Rachael C. Heath Jeffery, from the Australian National University in Canberra, and colleagues describe a 65-year-old male with no previous ocular history who was referred for management of a left macula-on rhegmatogenous retinal detachment. The patient underwent uncomplicated left 25-guage vitrectomy with retinotomy. The patient had an allergy to penicillin; ropivacaine was given at the start of the procedure, and dexamethasone and gentamicin sulfate were given at the end of the procedure.
The researchers note that at postoperative day one, there was 80 to 90 percent gas fill and an attached retina. On postoperative day 14, the gas bubble had reduced to 30 percent but visual acuity was counting fingers only in the left eye. Dilated fundal examination showed retinal pallor throughout the macula, a posterior pole retinal detachment, and three large irregularly shaped full thickness holes within the macula.
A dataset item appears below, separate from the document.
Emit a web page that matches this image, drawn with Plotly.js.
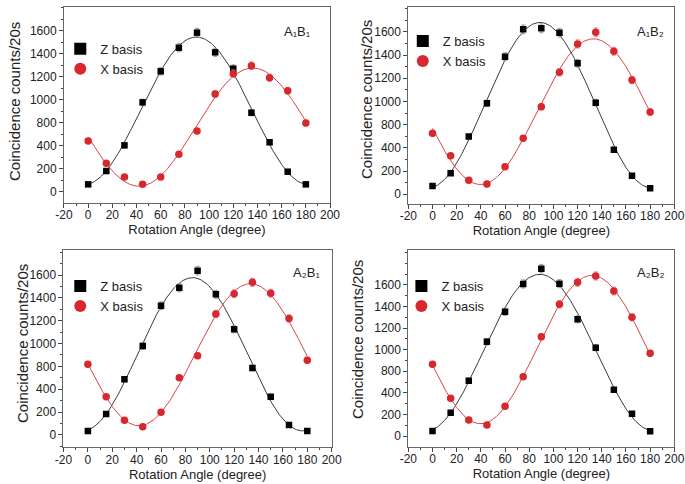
<!DOCTYPE html>
<html><head><meta charset="utf-8">
<script src="https://cdn.plot.ly/plotly-3.0.1.min.js"></script>
<style>html,body{margin:0;padding:0;background:#fff}#chart{width:685px;height:484px}</style>
</head><body><div id="chart"></div>
<script>
// ---- data ----
const angles = [0, 15, 30, 45, 60, 75, 90, 105, 120, 135, 150, 165, 180];
const zA1B1 = [64, 180, 403, 777, 1047, 1252, 1383, 1212, 1070, 687, 430, 174, 64];
const xA1B1 = [441, 247, 128, 64, 128, 325, 528, 850, 1026, 1096, 991, 878, 597];
const zA1B2 = [72, 181, 497, 784, 1186, 1422, 1431, 1393, 1129, 790, 384, 160, 52];
const xA1B2 = [526, 333, 121, 89, 238, 483, 755, 1052, 1296, 1397, 1233, 985, 709];
const zA2B1 = [35, 184, 487, 779, 1131, 1289, 1438, 1231, 925, 586, 335, 87, 35];
const xA2B1 = [619, 335, 129, 73, 199, 501, 694, 1059, 1236, 1336, 1240, 1019, 654];
const zA2B2 = [46, 216, 513, 874, 1152, 1409, 1551, 1412, 1082, 818, 429, 207, 43];
const xA2B2 = [664, 349, 148, 102, 275, 550, 920, 1221, 1424, 1483, 1344, 1100, 766];
const panelNames = ['A\u2081B\u2081', 'A\u2081B\u2082', 'A\u2082B\u2081', 'A\u2082B\u2082'];
const seriesNames = ['Z basis', 'X basis'];
const xTitle = 'Rotation Angle (degree)';
const yTitle = 'Coincidence counts/20s';
const xTickVals = [-20, 0, 20, 40, 60, 80, 100, 120, 140, 160, 180, 200];
const xTickText = ['-20', '0', '20', '40', '60', '80', '100', '120', '140', '160', '180', '200'];
const yTickVals = [0, 200, 400, 600, 800, 1000, 1200, 1400];
const yTickText = ['0', '200', '400', '800', '1000', '1200', '1400', '1600'];

// ---- least-squares sinusoid fit y = a + b cos(k t) + c sin(k t), k found by a 1-D search ----
function solveLinear(th, y, k) {
  const M = [[0,0,0],[0,0,0],[0,0,0]], v = [0,0,0];
  for (let i = 0; i < th.length; i++) {
    const t = th[i] * Math.PI / 180;
    const f = [1, Math.cos(k*t), Math.sin(k*t)];
    for (let r = 0; r < 3; r++) { v[r] += f[r]*y[i]; for (let c = 0; c < 3; c++) M[r][c] += f[r]*f[c]; }
  }
  for (let q = 0; q < 3; q++) {
    for (let r = q+1; r < 3; r++) {
      const m = M[r][q] / M[q][q];
      for (let c = q; c < 3; c++) M[r][c] -= m*M[q][c];
      v[r] -= m*v[q];
    }
  }
  const p = [0,0,0];
  for (let r = 2; r >= 0; r--) { let s = v[r]; for (let c = r+1; c < 3; c++) s -= M[r][c]*p[c]; p[r] = s / M[r][r]; }
  let sse = 0;
  for (let i = 0; i < th.length; i++) {
    const t = th[i] * Math.PI / 180;
    const e = y[i] - (p[0] + p[1]*Math.cos(k*t) + p[2]*Math.sin(k*t));
    sse += e*e;
  }
  return {p, sse};
}
function fitSine(th, y) {
  let best = null;
  for (let k = 1.6; k <= 2.4; k += 0.002) {
    const r = solveLinear(th, y, k);
    if (!best || r.sse < best.sse) best = {k, p: r.p, sse: r.sse};
  }
  const xs = [], ys = [];
  for (let d = th[0]; d <= th[th.length-1]; d += 1) {
    const t = d * Math.PI / 180;
    xs.push(d); ys.push(best.p[0] + best.p[1]*Math.cos(best.k*t) + best.p[2]*Math.sin(best.k*t));
  }
  return {xs, ys};
}

const FONT = 'Liberation Sans, Arial, Helvetica, sans-serif';
const RED = '#d8282e', BLACK = '#000000';
const panels = [
  {z: zA1B1, x: xA1B1, xa: 'x', ya: 'y', lg: 'legend',
   xdom: [0.0934, 0.4818], ydom: [0.5806, 0.9855], yr: [-98, 1606],
   lgx: 0.088, lgy: 0.93, lbx: 0.435, lby: 0.934, ytx: 0.0204, yty: 0.7913},
  {z: zA1B2, x: xA1B2, xa: 'x2', ya: 'y2', lg: 'legend2',
   xdom: [0.5961, 0.9844], ydom: [0.5785, 0.9849], yr: [-84, 1612],
   lgx: 0.588, lgy: 0.946, lbx: 0.949, lby: 0.934, ytx: 0.5358, yty: 0.7934},
  {z: zA2B1, x: xA2B1, xa: 'x3', ya: 'y3', lg: 'legend3',
   xdom: [0.0927, 0.4842], ydom: [0.0758, 0.4835], yr: [-108, 1619],
   lgx: 0.088, lgy: 0.44, lbx: 0.448, lby: 0.438, ytx: 0.0321, yty: 0.2913},
  {z: zA2B2, x: xA2B2, xa: 'x4', ya: 'y4', lg: 'legend4',
   xdom: [0.5961, 0.9844], ydom: [0.0771, 0.4835], yr: [-99, 1724],
   lgx: 0.586, lgy: 0.44, lbx: 0.949, lby: 0.438, ytx: 0.5212, yty: 0.2975}
];

const traces = [];
const layout = {
  width: 685, height: 484, margin: {l: 0, r: 0, t: 0, b: 0},
  paper_bgcolor: '#fff', plot_bgcolor: '#fff',
  font: {family: FONT, color: '#222', size: 12},
  showlegend: true, annotations: []
};

panels.forEach((p, i) => {
  const n = i === 0 ? '' : String(i + 1);
  const fz = fitSine(angles, p.z), fx = fitSine(angles, p.x);
  traces.push({x: fz.xs, y: fz.ys, xaxis: p.xa, yaxis: p.ya, mode: 'lines', showlegend: false,
               line: {color: '#3a3a3a', width: 1}, hoverinfo: 'skip'});
  traces.push({x: fx.xs, y: fx.ys, xaxis: p.xa, yaxis: p.ya, mode: 'lines', showlegend: false,
               line: {color: '#d94545', width: 1}, hoverinfo: 'skip'});
  traces.push({x: angles, y: p.z, xaxis: p.xa, yaxis: p.ya, mode: 'markers', name: seriesNames[0],
               legend: p.lg, marker: {symbol: 'square', size: 6.5, color: BLACK},
               error_y: {type: 'sqrt', color: '#9a9a9a', thickness: 1, width: 2}});
  traces.push({x: angles, y: p.x, xaxis: p.xa, yaxis: p.ya, mode: 'markers', name: seriesNames[1],
               legend: p.lg, marker: {symbol: 'circle', size: 7.5, color: RED},
               error_y: {type: 'sqrt', color: '#e29a9a', thickness: 1, width: 2}});

  layout['xaxis' + n] = {
    domain: p.xdom, anchor: p.ya, range: [-20, 200], tickmode: 'array',
    tickvals: xTickVals, ticktext: xTickText, ticks: 'outside', ticklen: 4, tickcolor: '#444',
    ticklabelstandoff: -3,
    showline: true, linecolor: '#666', linewidth: 1, mirror: true, showgrid: false, zeroline: false,
    tickfont: {size: 12, color: '#222'},
    title: {text: xTitle, font: {size: 13, color: '#222'}, standoff: 0},
    minor: {tickmode: 'linear', tick0: 0, dtick: 10, ticks: 'outside', ticklen: 2, tickcolor: '#444'},
    fixedrange: true
  };
  layout['yaxis' + n] = {
    domain: p.ydom, anchor: p.xa, range: p.yr, tickmode: 'array',
    tickvals: yTickVals, ticktext: yTickText, ticks: 'outside', ticklen: 4, tickcolor: '#444',
    showline: true, linecolor: '#666', linewidth: 1, mirror: true, showgrid: false, zeroline: false,
    tickfont: {size: 12, color: '#222'},
    minor: {tickmode: 'linear', tick0: 0, dtick: 100, ticks: 'outside', ticklen: 2, tickcolor: '#444'},
    fixedrange: true
  };
  layout[p.lg] = {
    x: p.lgx, y: p.lgy, xanchor: 'left', yanchor: 'top', bgcolor: 'rgba(0,0,0,0)',
    font: {size: 13, color: '#222'}, itemsizing: 'constant', tracegroupgap: 0
  };
  layout.annotations.push({
    text: panelNames[i], xref: 'paper', yref: 'paper', x: p.lbx, y: p.lby,
    xanchor: 'center', yanchor: 'middle', showarrow: false, font: {size: 13, color: '#222'}
  });
  layout.annotations.push({
    text: yTitle, xref: 'paper', yref: 'paper', x: p.ytx, y: p.yty, textangle: -90,
    xanchor: 'center', yanchor: 'middle', showarrow: false, font: {size: 15, color: '#222'}
  });
});

Plotly.newPlot('chart', traces, layout, {displayModeBar: false, staticPlot: true});
</script>
</body></html>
The patient required repeat vitrectomy surgery; no peripheral retinal breaks were identified at revision surgery. The macular tissue was too necrotic for inner limiting membrane peel; following drainage of sub-retinal fluid, an oil tamponade was used. The holes failed to close.
"The most likely mechanism for the macular necrosis in this eye is toxicity from subconjunctival gentamicin, which entered the gas-filled vitreous cavity through an unsutured 25-gauge sclerotomy," the authors write.